The win isn't a program-changer, but it's the biggest win for Andy Enfield since his magical run with Florida Gulf Coast two long, long Marches ago. Arizona State isn't Georgetown or San Diego State, the two teams Enfield upset with FGCU. The Sun Devils are 17-15, and a mediocre team in a mediocre year for the Pac-12. The Trojans being the first No. 12 seed in Pac-12 history to win a tourney game, however, has a nice sell to it. That the Trojans did it in comeback fashion adds to the flair. "We've never felt better about the program that right now," Enfield said on Wednesday. 

No one would have blinked if the Trojans fell by double digits and faded quietly into the offseason. Instead, Enfield coaxed his team into becoming the story of the first day of the tournament. It didn't hurt that USC athletic director Pat Haden chose the game over USC Pro Day. It's a rare sight to see someone choose basketball over football and see their choice pay off. 

READ MORE: USC Runs Out Of Luck In Loss To UCLA

One win does not a program make, however. The Trojans are still 6-33 in Pac-12 games in Enfield's two seasons. They're 0-5 against UCLA, losing by an average of 19 points.

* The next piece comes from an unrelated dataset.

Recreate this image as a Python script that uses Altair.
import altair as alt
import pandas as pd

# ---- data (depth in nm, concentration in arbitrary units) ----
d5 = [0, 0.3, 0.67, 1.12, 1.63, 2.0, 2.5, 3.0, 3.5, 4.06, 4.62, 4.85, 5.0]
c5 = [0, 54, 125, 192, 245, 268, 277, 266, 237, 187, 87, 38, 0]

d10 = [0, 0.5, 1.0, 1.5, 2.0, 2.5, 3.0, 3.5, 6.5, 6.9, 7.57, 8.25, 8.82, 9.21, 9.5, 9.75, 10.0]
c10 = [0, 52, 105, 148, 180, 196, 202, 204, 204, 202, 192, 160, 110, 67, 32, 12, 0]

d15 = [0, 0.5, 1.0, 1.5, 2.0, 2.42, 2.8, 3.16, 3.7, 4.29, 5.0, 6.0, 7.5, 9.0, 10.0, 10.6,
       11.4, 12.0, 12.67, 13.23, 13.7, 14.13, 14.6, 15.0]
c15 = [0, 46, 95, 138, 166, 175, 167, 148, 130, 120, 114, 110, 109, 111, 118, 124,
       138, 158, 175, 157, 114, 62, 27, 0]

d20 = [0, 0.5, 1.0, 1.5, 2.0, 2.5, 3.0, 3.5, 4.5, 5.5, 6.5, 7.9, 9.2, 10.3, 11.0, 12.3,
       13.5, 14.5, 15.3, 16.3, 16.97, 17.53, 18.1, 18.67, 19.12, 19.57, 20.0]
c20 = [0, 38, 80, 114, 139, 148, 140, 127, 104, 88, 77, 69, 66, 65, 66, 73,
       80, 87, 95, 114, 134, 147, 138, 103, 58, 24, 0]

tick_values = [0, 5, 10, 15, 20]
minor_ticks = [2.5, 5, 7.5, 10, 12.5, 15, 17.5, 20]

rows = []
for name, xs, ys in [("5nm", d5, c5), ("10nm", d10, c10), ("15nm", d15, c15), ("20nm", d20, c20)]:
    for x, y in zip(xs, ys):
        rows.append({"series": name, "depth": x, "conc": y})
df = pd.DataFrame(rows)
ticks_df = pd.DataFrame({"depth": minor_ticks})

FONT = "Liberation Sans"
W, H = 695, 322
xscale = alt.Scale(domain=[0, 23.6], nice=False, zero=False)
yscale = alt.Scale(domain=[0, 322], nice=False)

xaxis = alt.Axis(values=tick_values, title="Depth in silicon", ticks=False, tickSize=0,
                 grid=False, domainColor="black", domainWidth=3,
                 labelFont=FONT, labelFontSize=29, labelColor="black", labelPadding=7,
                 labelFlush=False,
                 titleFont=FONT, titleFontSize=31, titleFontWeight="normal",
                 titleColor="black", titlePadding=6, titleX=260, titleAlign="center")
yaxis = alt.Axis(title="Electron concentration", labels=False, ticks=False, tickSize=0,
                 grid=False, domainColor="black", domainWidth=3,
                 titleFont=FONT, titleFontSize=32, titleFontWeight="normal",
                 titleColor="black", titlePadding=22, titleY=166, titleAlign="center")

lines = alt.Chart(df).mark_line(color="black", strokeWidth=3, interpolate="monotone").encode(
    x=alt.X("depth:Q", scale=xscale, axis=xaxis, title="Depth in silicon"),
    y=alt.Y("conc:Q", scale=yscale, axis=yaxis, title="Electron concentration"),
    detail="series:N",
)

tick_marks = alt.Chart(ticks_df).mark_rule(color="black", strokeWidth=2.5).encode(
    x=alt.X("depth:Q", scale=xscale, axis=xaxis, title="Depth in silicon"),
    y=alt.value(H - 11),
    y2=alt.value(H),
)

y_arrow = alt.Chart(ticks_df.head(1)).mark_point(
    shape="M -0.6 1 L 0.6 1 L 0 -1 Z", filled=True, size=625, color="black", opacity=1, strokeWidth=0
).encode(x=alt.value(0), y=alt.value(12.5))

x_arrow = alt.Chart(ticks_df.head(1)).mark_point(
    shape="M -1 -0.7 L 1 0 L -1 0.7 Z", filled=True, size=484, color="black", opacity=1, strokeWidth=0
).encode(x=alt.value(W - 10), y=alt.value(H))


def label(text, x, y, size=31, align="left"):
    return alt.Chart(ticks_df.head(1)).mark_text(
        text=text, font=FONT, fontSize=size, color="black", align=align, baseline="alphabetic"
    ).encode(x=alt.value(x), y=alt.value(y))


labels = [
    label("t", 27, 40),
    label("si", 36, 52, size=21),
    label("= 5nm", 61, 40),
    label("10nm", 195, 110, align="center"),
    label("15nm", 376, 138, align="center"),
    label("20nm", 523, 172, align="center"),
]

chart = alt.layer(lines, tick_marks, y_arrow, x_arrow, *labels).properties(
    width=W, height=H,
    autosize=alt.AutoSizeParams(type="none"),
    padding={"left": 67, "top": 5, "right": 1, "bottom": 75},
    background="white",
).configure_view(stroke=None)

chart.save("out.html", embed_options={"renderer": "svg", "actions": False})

In their five games against ranked teams under Enfield, the Trojans are also 0-5, this time losing by an average of 24.6 points. USC can slide by similarly talented programs, but there's been little indication that USC can suddenly develop an ability to notch off NCAA Tournament-level tournament teams and build their own tournament resume. 

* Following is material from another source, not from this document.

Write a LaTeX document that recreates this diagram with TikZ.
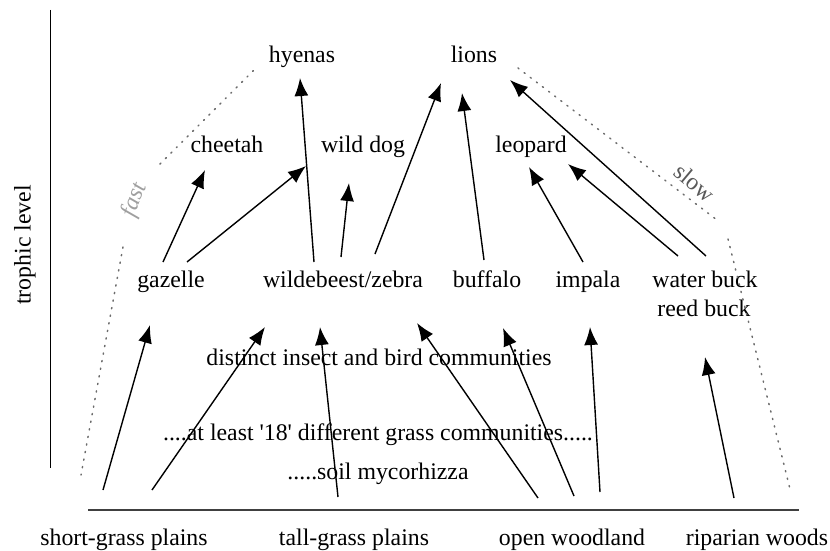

Nikola Jovanovic needs to take a leap in 2015-16 for USC to contend (Josh Faskowitz/Galen Central).
Nikola Jovanovic needs to take a leap in 2015-16 for USC to contend (Josh Faskowitz/Galen Central).
This all begs the question of how USC plans to take skip straight from Pac-12 bottom-feeder to NCAA contender. Enfield isn't setting any concrete goals for next year, but guard Katin Reinhardt said he thinks the team's objective for next year is "to be in tournament contention, for sure." 

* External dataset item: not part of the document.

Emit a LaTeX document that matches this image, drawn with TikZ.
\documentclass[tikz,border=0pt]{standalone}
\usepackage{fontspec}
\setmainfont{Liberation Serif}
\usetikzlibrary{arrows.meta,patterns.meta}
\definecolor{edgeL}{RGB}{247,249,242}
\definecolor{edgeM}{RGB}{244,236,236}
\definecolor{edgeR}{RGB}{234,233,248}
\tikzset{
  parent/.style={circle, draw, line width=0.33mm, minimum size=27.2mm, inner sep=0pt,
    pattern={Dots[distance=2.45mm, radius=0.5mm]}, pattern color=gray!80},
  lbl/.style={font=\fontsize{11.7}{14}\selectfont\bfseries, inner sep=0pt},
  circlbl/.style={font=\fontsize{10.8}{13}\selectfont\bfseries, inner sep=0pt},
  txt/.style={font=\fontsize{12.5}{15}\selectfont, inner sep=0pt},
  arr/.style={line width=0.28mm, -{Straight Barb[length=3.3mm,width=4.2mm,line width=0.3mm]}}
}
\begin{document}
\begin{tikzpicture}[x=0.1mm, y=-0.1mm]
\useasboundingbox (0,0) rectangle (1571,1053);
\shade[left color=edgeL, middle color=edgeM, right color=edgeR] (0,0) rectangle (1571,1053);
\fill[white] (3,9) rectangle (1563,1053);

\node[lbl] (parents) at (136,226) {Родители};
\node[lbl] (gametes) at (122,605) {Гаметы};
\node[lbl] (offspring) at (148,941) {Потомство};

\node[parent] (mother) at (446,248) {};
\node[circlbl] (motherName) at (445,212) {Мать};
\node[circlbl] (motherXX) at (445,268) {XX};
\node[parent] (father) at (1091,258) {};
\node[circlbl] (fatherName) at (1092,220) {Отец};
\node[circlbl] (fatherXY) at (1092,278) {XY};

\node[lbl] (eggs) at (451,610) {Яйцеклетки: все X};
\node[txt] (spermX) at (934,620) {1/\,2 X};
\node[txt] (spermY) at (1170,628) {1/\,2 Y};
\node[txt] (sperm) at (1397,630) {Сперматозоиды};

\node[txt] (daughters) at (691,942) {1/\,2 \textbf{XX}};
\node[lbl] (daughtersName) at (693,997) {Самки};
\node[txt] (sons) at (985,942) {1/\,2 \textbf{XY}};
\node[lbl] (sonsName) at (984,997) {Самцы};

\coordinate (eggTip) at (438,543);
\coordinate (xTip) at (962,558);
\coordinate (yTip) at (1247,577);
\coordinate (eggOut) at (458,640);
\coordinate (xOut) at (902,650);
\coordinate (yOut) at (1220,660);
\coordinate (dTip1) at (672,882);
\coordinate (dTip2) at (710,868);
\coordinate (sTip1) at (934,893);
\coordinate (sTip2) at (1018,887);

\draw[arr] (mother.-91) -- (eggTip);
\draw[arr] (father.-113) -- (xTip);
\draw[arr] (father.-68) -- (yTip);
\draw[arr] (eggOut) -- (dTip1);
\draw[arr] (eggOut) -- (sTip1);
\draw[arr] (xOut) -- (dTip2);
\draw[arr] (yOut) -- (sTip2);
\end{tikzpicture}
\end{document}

The Trojans gain 6-foot-10 recruits Bennie Boatwright and Chimezie Metu. Yet, the biggest factor is who USC loses from this year's squad. That's right: Nobody. A team full of freshmen and sophomores will be one powered by sophomores and juniors once next November rolls around. For Enfield, the hope lies in the improvement from the Trojans' five sophomores: Nikola Jovanovic, Katin Reinhardt, Julian Jacobs, Darion Clark and Kahlil Dukes. "Some of our sophomores will make an even bigger jump when they become juniors than they did last summer," Enfield said following the UCLA loss. 

READ MORE: USC Shocks ASU, Pac-12 With Unbelievable Comeback

The sophomores will need to make a leap, since 2014-15 wasn't pretty. For all the bad luck the Trojans had, it still doesn't erase their 3-15 conference record and second season in a row of reaching 20 losses. In Pac-12 play, it was a rare occasion when the Trojans performed like the better team on the floor for the entire 40 minutes. The talent is there, and the coaches and players certainly don't want another long season of losing, but it's hard to be a salesman when you have little evidence to prove the future will be much better than the present. Winning breeds winning, which forces Enfield to play consistently reemphasize why this team will be greatly improved.

Someone has to take a leap and star for this team. It could be McLaughlin, who was the team's floor leader but shot just 35 percent from the field. Maybe it's Jovanovic, who improved his statistics this year but still needs to become more comfortable in the post. It could be Reinhardt, the UNLV transfer whose sharpshooting is unrivaled on USC, yet struggled with inconsistency to the point that Enfield demoted him to a sixth man role. A wild card is Elijah Stewart, who averaged 16.8 points in the final four games to go with his defensive acumen that emerged as the season went on. 

Enfield helped ease the anxiety over getting a third year (he was getting a third year no matter what), but the Trojans need to be in tournament contention next year to avoid the inevitable whispers and rumors of his job status. The USC Basketball program isn't in the spotlight, but it's still in Los Angeles. Pat Haden hired Enfield to close the gap between basketball and football. 2015-16 is the time to do it.